Sim. A Liga Portuguesa Contra a Epilepsia (LPCE) é uma associação particular sem fins lucrativos, de cariz técnico-científico, que congrega técnicos de várias áreas, motivados em melhorar os cuidados de saúde prestados às pessoas com epilepsia em Portugal. As pessoas e familiares com epilepsia podem contactar a LPCE, colocando as suas dúvidas e expondo as suas preocupações. A LPCE tem desenvolvido várias iniciativas que visam uma maior literacia da comunidade. Uma das iniciativas a ser desenvolvida é o Projeto Epiescolas, que surgiu da vontade que a LPCE sentiu em dar resposta às necessidades veiculadas por parte de algumas escolas no que diz respeito ao maior conhecimento sobre epilepsia em contexto escolar.
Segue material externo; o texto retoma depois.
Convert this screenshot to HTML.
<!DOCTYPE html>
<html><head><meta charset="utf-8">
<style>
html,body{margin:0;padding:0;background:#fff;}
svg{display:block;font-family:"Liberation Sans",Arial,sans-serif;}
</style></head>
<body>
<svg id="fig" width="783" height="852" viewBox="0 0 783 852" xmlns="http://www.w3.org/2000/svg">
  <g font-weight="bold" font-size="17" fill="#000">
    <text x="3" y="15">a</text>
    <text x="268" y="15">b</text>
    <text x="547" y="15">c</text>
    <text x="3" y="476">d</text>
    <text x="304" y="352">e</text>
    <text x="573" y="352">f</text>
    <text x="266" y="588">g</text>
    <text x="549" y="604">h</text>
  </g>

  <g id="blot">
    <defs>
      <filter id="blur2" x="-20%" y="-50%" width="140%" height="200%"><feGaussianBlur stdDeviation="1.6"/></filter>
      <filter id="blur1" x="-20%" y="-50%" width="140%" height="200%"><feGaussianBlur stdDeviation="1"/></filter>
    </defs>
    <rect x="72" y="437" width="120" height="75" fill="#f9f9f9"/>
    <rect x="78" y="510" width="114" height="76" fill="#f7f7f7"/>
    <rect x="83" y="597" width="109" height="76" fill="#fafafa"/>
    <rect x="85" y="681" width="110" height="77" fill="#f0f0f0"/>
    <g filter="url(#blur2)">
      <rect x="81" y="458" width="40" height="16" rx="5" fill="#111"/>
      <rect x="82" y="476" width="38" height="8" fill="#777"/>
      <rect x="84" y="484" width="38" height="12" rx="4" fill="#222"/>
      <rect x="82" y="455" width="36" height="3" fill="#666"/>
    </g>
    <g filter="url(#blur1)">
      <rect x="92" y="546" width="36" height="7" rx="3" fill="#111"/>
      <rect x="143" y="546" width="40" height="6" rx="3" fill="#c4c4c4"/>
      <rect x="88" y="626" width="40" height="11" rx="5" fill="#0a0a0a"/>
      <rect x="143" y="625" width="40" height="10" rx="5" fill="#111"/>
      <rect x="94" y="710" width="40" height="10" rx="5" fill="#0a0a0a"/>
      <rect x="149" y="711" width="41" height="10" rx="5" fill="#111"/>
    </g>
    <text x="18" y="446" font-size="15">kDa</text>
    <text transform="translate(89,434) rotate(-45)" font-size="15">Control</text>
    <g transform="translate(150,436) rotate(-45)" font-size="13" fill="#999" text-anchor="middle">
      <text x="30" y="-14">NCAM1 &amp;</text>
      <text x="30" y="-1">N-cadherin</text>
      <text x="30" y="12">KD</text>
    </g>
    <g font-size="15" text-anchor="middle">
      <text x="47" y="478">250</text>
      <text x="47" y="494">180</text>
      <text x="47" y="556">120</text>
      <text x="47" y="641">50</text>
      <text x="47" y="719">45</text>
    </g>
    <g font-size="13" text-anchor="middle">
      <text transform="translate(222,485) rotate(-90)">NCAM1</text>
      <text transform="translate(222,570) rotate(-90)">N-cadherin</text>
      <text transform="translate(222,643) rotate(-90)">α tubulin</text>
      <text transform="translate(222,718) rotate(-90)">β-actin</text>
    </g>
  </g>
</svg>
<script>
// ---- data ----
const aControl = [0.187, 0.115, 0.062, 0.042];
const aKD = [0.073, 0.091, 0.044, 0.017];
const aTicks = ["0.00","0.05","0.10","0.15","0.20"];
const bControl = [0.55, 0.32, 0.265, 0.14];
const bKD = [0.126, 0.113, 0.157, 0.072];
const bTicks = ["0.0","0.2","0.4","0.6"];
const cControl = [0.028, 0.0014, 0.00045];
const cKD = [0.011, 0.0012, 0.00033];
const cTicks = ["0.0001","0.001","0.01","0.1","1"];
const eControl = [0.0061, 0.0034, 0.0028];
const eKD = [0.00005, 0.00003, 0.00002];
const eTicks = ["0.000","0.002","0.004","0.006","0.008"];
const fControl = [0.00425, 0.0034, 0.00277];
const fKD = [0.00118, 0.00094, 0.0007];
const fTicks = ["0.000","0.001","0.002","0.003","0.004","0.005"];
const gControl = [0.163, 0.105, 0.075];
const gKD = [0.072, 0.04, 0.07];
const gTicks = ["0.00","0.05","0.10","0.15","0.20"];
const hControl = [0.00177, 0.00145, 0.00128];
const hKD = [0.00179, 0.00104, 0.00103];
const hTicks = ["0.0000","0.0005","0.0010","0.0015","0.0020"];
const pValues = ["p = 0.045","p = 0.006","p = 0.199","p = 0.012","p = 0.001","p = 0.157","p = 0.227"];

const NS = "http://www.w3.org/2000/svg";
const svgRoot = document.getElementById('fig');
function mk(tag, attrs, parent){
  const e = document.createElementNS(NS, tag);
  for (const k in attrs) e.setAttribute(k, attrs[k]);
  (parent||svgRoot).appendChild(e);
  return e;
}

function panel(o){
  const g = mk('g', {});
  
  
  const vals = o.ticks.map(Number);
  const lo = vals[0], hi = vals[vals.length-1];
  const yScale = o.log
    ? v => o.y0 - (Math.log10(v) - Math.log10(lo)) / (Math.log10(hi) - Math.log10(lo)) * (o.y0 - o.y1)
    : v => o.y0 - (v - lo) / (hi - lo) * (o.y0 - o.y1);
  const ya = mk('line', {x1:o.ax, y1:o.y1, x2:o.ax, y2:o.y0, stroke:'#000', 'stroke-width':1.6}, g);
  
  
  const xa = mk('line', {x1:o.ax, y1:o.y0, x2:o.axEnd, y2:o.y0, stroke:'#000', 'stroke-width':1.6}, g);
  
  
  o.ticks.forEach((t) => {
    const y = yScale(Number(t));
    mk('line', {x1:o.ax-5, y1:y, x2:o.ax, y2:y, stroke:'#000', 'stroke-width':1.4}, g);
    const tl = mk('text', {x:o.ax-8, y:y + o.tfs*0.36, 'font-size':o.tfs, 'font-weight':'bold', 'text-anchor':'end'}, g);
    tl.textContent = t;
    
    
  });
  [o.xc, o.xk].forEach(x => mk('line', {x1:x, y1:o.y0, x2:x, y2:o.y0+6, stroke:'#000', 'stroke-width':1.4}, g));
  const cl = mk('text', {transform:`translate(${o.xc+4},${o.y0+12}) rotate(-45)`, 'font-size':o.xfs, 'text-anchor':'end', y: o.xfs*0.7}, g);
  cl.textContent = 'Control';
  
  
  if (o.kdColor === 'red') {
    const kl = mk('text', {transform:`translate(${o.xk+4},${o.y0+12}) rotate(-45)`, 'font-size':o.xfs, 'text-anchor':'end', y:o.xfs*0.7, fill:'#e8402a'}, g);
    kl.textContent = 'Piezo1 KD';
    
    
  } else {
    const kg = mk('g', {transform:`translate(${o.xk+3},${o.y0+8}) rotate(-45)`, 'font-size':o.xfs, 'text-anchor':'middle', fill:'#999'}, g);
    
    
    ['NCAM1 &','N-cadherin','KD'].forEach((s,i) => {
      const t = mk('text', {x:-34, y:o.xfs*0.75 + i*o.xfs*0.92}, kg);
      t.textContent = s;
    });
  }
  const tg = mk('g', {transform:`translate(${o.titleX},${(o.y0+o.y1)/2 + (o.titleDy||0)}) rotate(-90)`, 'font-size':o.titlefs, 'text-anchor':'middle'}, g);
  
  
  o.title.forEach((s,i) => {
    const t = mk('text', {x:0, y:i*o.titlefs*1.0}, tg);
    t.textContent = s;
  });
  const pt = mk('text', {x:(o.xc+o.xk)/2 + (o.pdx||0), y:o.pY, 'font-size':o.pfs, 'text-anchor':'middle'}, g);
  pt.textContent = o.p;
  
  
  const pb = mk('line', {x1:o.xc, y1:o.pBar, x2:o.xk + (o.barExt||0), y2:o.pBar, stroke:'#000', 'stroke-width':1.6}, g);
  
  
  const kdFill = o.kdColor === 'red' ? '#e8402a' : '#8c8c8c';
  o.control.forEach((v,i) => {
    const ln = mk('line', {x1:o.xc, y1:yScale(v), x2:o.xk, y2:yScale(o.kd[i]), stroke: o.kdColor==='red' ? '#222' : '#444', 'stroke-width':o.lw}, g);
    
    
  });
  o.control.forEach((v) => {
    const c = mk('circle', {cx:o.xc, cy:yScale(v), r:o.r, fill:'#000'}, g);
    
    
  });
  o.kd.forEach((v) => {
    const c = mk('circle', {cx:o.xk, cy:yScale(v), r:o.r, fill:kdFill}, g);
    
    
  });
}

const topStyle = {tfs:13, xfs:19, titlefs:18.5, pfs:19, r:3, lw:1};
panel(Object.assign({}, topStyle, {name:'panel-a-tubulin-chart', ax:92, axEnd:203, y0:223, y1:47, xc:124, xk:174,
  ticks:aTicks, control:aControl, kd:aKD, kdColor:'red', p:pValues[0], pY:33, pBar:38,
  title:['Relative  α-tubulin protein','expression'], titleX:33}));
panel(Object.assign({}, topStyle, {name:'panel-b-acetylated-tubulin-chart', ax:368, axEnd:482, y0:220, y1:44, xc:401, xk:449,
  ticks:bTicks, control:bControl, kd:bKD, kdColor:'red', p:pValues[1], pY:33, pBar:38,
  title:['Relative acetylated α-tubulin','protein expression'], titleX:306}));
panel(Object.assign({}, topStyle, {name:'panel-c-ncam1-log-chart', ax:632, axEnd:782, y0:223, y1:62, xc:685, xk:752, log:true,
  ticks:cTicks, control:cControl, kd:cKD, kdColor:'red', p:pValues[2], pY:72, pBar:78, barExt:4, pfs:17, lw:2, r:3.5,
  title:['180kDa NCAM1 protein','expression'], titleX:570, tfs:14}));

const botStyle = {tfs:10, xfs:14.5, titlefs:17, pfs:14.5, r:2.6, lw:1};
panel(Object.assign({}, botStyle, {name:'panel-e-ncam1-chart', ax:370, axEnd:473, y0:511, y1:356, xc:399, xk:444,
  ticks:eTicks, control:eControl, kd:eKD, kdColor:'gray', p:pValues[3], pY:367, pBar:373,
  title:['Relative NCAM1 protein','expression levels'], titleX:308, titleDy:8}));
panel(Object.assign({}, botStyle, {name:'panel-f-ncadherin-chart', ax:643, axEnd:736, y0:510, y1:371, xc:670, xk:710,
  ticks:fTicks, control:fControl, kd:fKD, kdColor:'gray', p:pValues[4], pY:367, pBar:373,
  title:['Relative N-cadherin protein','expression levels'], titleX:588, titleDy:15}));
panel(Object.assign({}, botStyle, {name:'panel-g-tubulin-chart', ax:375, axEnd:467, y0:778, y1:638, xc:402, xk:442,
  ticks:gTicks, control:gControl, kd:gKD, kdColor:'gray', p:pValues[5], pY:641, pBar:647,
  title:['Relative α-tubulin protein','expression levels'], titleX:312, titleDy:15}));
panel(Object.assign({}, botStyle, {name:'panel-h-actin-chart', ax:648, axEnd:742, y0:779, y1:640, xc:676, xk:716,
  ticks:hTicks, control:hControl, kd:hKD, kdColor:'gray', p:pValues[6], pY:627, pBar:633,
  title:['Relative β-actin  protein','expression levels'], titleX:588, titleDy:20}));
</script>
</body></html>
A LPCE proporciona formações online gratuitas, dirigidas não só aos professores, como restantes profissionais que integram a comunidade escolar. Nestes webinars são abordados temas de particular interesse em ambiente escolar, nomeadamente a identificação dos principais tipos de crises epilépticas, modo de atuação perante as mesmas e reconhecimento dos fatores que podem tornar uma crise epiléptica numa emergência médica. Para inscrever a escola, basta enviar e-mail para a LPCE a expressar o interesse na formação.